Crude prices edged up on Monday after Russia said it was prepared to meet other producers to discuss the situation in the global oil market, while a report showed a fifth weekly decline in the U.S. oil rig count.
Brent climbed 17 cents to $48.30 a barrel by 0136 GMT after it finished up 44 cents, or nearly 1 percent, on Friday. U.S. crude rose 12 cents to $45.66 a barrel after it settled up 80 cents, or 1.8 percent.
Russia's energy minister said on Saturday that it was ready to meet with OPEC and non-OPEC oil producers to discuss global oil markets if such a meeting was called. He said a separate meeting between Russian and Saudi officials was being planned for the end of October.
U.S. energy firms reduced the number of oil rigs by 26 in the latest week, the biggest cut since April and the fifth straight weekly fall, data showed on Friday, a sign low prices were pushing drillers away from the well pad.
The cutback brought the total rig count down to 614, the least since August 2010.
Fatih Birol, head of the International Energy Agency, said on Friday said that global oil investments this year are on track to drop by 20 percent, marking their biggest decline in history as a halving in oil prices has hit energy companies' revenue.
Saudi Arabia, however, is continuing with its investments in the oil and gas industry as well as solar energy despite the current drop in oil prices, the kingdom's oil minister was quoted as saying on Friday.
On the geopolitical front, tensions have intensified as Russian planes have flown 20 sorties in Syria and struck 10 Islamic State targets in the past 24 hours, the country's defence ministry said in a statement on Sunday.

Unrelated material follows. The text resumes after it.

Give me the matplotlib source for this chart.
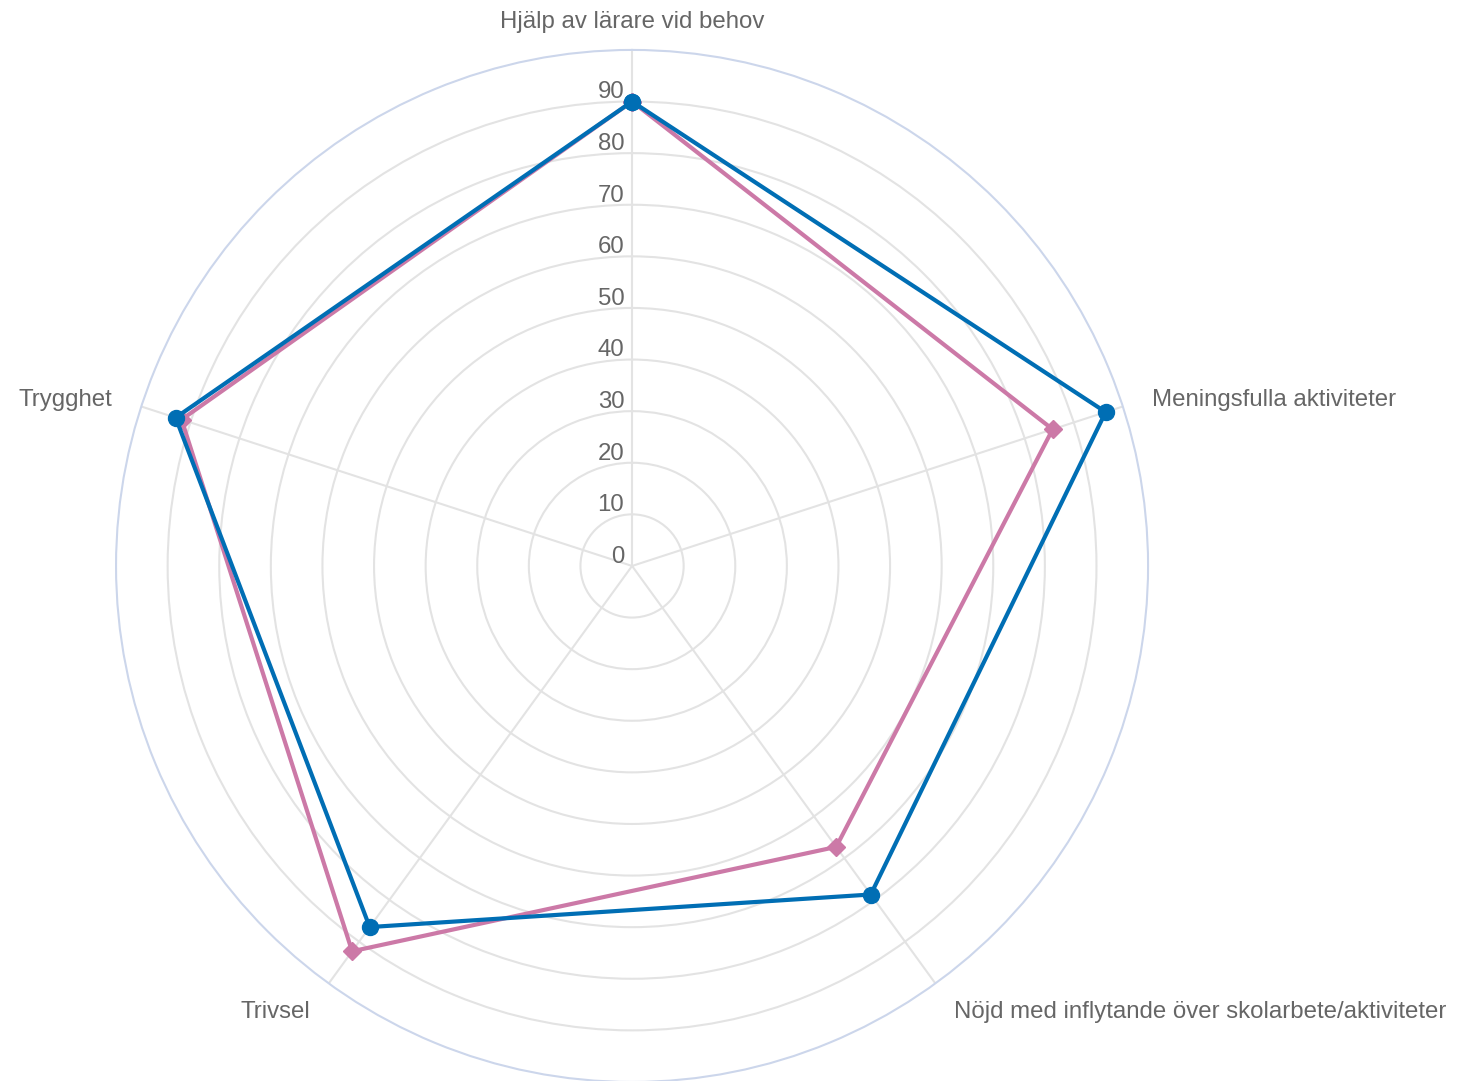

Russia has said it would step up air strikes in Syria, escalating a military intervention that Western powers say aims to support President Bashar al-Assad.
A committee of Iran's conservative-dominated parliament gave its support on Sunday to Iran's nuclear agreement with world powers on condition there would be no foreign inspections of military sites and no curbs on developing its missile programme.
The United Arab Emirates is moving ahead with its oil and gas investments despite the current drop in oil prices and expects no delays in plans to boost its crude output potential by 2017, the country's energy minister said on Sunday.
Asian stocks rose on Monday after prospects of a near-term interest rate hike by the Federal Reserve ebbed in the wake of Friday's weaker-than-expected U.S. employment data.